STATED TASK
Identify and pull out each line of the entries in which "this" occurs.

----- PROVIDED RECORDS -----

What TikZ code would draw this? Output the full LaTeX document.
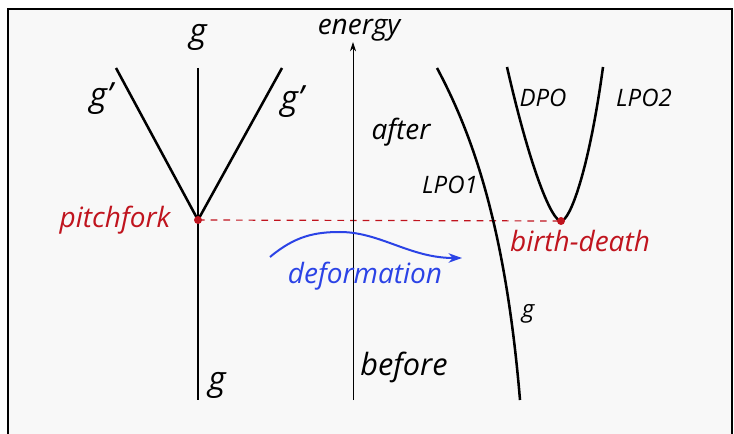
\documentclass[tikz,border=0pt]{standalone}
\usepackage{fontspec}
\setmainfont{Open Sans}
\usepackage{tikz}
\usetikzlibrary{arrows.meta}

\definecolor{pfred}{HTML}{C0141E}
\definecolor{defblue}{HTML}{2B43E6}
\definecolor{paper}{HTML}{F8F8F8}

\begin{document}
\begin{tikzpicture}[x=0.75pt, y=-0.75pt,
    every node/.style={font=\itshape\fontsize{21}{21}\selectfont, inner sep=0pt},
    branch/.style={line width=1.9pt},
    lbl/.style={font=\itshape\fontsize{18}{18}\selectfont},
    glbl/.style={font=\itshape\fontsize{25}{25}\selectfont}]

% --- canvas ---
\useasboundingbox (0,0) rectangle (734,434);
\clip (0,0) rectangle (734,434);
\fill[white] (0,0) rectangle (734,434);
\draw[fill=paper, line width=1.5pt] (8,9) rectangle (732,470);

% --- Left: pitchfork ---
\coordinate (pf) at (198,220);
\coordinate (ptop) at (198,68);
\coordinate (pbot) at (198,400);
\coordinate (pleft) at (116,68);
\coordinate (pright) at (282,68);

% --- Right: LPO branches ---
\coordinate (l1top) at (437,68);
\coordinate (l1bot) at (520,400);
\coordinate (dpotop) at (507,67);
\coordinate (bd) at (561,221);
\coordinate (lpo2top) at (603,67);

% dashed level line
\draw[pfred, line width=0.9pt, dash pattern=on 5pt off 4.5pt] (pf) -- (bd);

\draw[branch] (ptop) -- (pbot);
\draw[branch] (pleft) -- (pf) -- (pright);
\draw[branch] (l1top) .. controls (470,130) and (505,220) .. (l1bot);
\draw[branch] (dpotop) .. controls (531,172) and (552,221) .. (bd) .. controls (570,221) and (589,170) .. (lpo2top);

% bifurcation points
\fill[pfred] (pf) circle (3pt);
\fill[pfred] (bd) circle (3pt);

\node[glbl, anchor=base] (gtop) at (198,43) {g};
\node[glbl, anchor=base] (gleft) at (101,107) {g'};
\node[glbl, anchor=base] (gright) at (292,110) {g'};
\node[glbl, anchor=base] (gbot) at (217,390) {g};
\node[anchor=base, text=pfred] (pitch) at (115,228) {pitchfork};

% --- Middle: energy axis ---
\coordinate (ebot) at (353,400);
\coordinate (etop) at (353,42);
\draw[line width=0.6pt, -{Stealth[length=7pt, width=4.5pt]}] (ebot) -- (etop);
\node[anchor=base] (energy) at (359,35) {energy};
\node[anchor=base] (after) at (401,140) {after};
\node[anchor=base, font=\itshape\fontsize{23}{23}\selectfont] (before) at (404,375) {before};

% deformation arrow
\coordinate (dstart) at (270,257);
\coordinate (dtop) at (340,232);
\coordinate (dend) at (462,258);
\draw[defblue, line width=1.5pt, -{Stealth[length=10pt, width=7pt, inset=3pt]}]
    (dstart) .. controls (295,236) and (315,232) .. (dtop)
    .. controls (380,232) and (410,258) .. (dend);
\node[anchor=base, text=defblue] (deform) at (365,283) {deformation};

\node[anchor=base, text=pfred] (bdlbl) at (580,252) {birth-death};
\node[lbl, anchor=base] (lpo1) at (450,194) {LPO1};
\node[lbl, anchor=base] (dpo) at (543,107) {DPO};
\node[lbl, anchor=base] (lpo2) at (644,107) {LPO2};
\node[lbl, anchor=base] (gsmall) at (528,317) {g};

\end{tikzpicture}
\end{document}
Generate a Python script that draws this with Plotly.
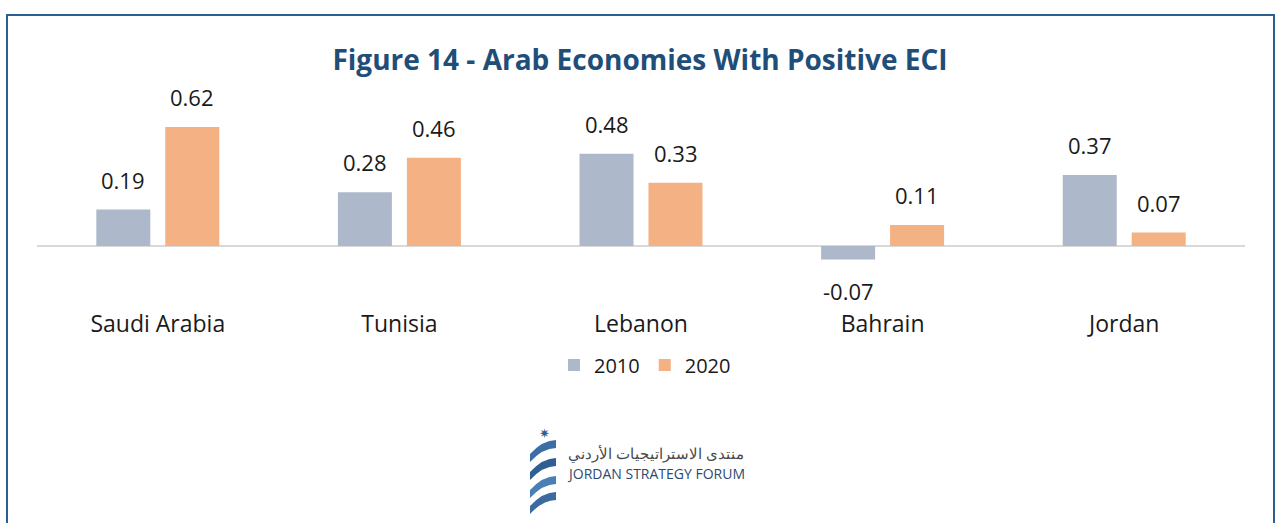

-----

EXERCISE RESPONSE
What TikZ code would draw this? Output the full LaTeX document.
Generate a Python script that draws this with Plotly.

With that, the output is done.